# Sinusoidal Functions

• Mar 7th 2009, 02:22 AM
Random-Hero-
Sinusoidal Functions
Hey all, right now I'm covering Sinusoidal Functions of form

f(x)= a sin[k(x-d)]+c and f(x)= a cos[k(x-d)]+c

And I was just wondering if you guys could clarify my answer for me and tell me if I'm correct, or I've made an error.

Question:
Consider the function y = 4sin [2 ( x+(2pi/3)] - 5

a) What is the amplitude?
b) What is the period?
c) Describe the phase shift.
d) Describe the vertical translation
e) graph the function. Compare the graph to the properties in parts a) to d)

a) 4
b) pi
c) 2pi/3 to the left
d) 5 units down

e) I have no idea how to graph this :|

f) Also, stumped.

Your thoughts and input are greatly appreciated! thanks!
• Mar 7th 2009, 03:21 AM
u2_wa
Quote:

Originally Posted by Random-Hero-
Hey all, right now I'm covering Sinusoidal Functions of form

f(x)= a sin[k(x-d)]+c and f(x)= a cos[k(x-d)]+c

And I was just wondering if you guys could clarify my answer for me and tell me if I'm correct, or I've made an error.

Question:
Consider the function y = 4sin [2 ( x+(2pi/3)] - 5

a) What is the amplitude?
b) What is the period?
c) Describe the phase shift.
d) Describe the vertical translation
e) graph the function.

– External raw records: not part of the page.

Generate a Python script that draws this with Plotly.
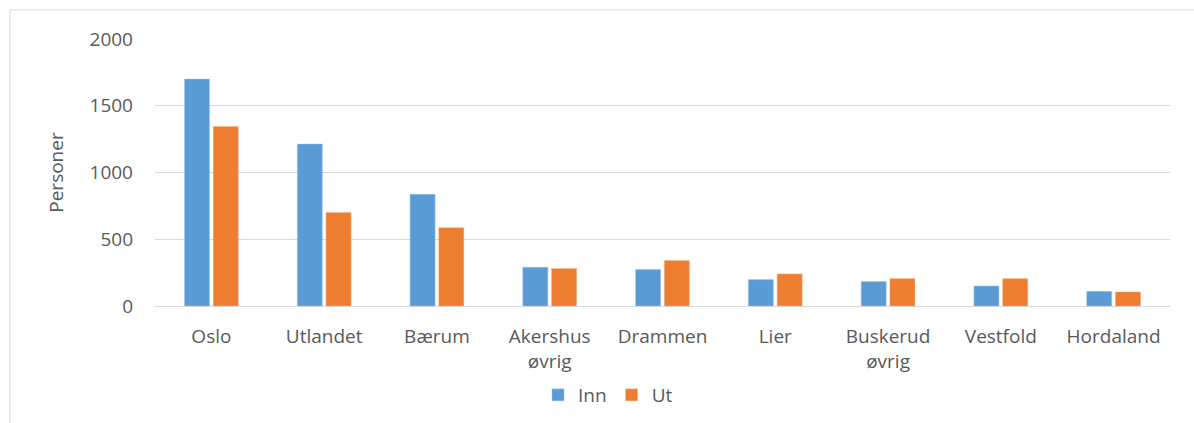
import plotly.graph_objects as go

categories = ["Oslo", "Utlandet", "Bærum", "Akershus<br>øvrig", "Drammen", "Lier",
              "Buskerud<br>øvrig", "Vestfold", "Hordaland"]
inn = [1700, 1213, 837, 291, 273, 198, 183, 150, 110]
ut = [1345, 701, 586, 280, 340, 240, 205, 205, 105]
y_ticks = [0, 500, 1000, 1500, 2000]

font_family = "Open Sans, Liberation Sans, sans-serif"
txt = "#595959"

fig = go.Figure()
fig.add_trace(go.Bar(name="Inn", x=categories, y=inn, marker=dict(color="#5b9bd5", line=dict(color="#9dc3e6", width=0.5))))
fig.add_trace(go.Bar(name="Ut", x=categories, y=ut, marker=dict(color="#ed7d31", line=dict(color="#f4b183", width=0.5))))

L, R, T, B = 155, 24, 39, 117
W, H = 1194, 423
pw = W - L - R
ph = H - T - B

fig.update_layout(
    width=W, height=H,
    margin=dict(l=L, r=R, t=T, b=B, autoexpand=False),
    paper_bgcolor="white", plot_bgcolor="white",
    barmode="group", bargap=0.49, bargroupgap=0.13,
    font=dict(family=font_family, size=19, color=txt),
    showlegend=True,
    legend=dict(orientation="h", x=(608 - L) / pw, xanchor="center",
                y=-(395 - (H - B)) / ph, yanchor="middle",
                font=dict(size=19, color=txt), traceorder="normal"),
    xaxis=dict(tickfont=dict(size=19, color=txt), showgrid=False, showline=False, ticks="",
               ticklabelstandoff=17, automargin=False),
    yaxis=dict(range=[0, 2000], tickvals=y_ticks, tickfont=dict(size=19, color=txt),
               showgrid=True, gridcolor="#d9d9d9", gridwidth=1, zeroline=True,
               zerolinecolor="#d9d9d9", zerolinewidth=1, ticks="", ticklen=0,
               ticklabelstandoff=21, automargin=False,
               title=dict(text="Personer", font=dict(size=19, color=txt), standoff=20)),
    shapes=[
        dict(type="line", xref="paper", yref="paper", x0=(10 - L) / pw, x1=(10 - L) / pw,
             y0=1 + (T - 10) / ph, y1=-(B + 5) / ph, line=dict(color="#d9d9d9", width=1)),
        dict(type="line", xref="paper", yref="paper", x0=(10 - L) / pw, x1=(W + 5 - L) / pw,
             y0=1 + (T - 10) / ph, y1=1 + (T - 10) / ph, line=dict(color="#d9d9d9", width=1)),
    ],
)

fig.write_html("out.html", config={"displayModeBar": False})
with open("out.html", encoding="utf-8") as f:
    html = f.read()
html = html.replace("<body>", '<body style="margin:0">', 1)
with open("out.html", "w", encoding="utf-8") as f:
    f.write(html)
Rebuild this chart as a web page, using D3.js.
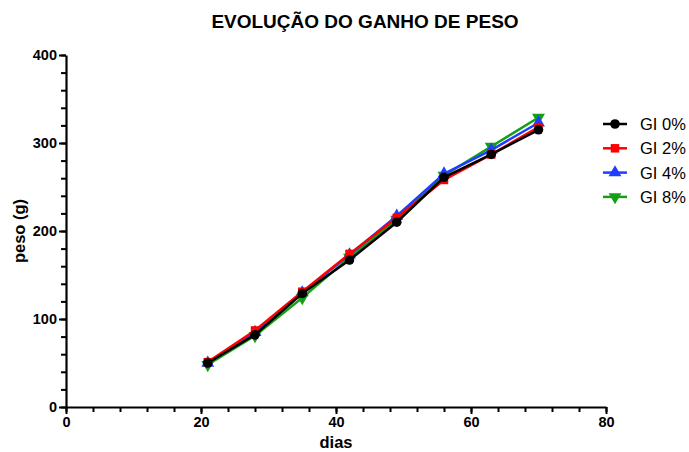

Compare the graph to the properties in parts a) to d)

a) 4
b) pi
c) 2pi/3 to the left
d) 5 units down

e) I have no idea how to graph this :|

f) Also, stumped.

Your thoughts and input are greatly appreciated! thanks!

Hello;

Your answers to parts a, b & d are correct but as for answer c) it is 4 $\pi$/3 to the left, as 4sin(2x + 4 $\pi$/3) -5

To make the graph of this function:
1. First make a dotted at the mean position i.e y= -5
2. Mark with dotted line the amplitude i.e on y= -1 and -9
3. Now mark the point -2 $\pi$/3,-5 (you can check sin [2 ( x+(2 $\pi$/3)] to be zero at this -2 $\pi$/3)
4. Now starting from the point(-2 $\pi$/3,-5) ,taking y=-5 as the mean position line and considering the limits i.e amplitude in step 2, draw the graph quite similar to sin(0.5x). Add $\pi$ to -2 $\pi$/3 to get the point on x-coordinate where one complete cycle ends.

For part f) there will be no x-intercepts because max. value of this function is -1.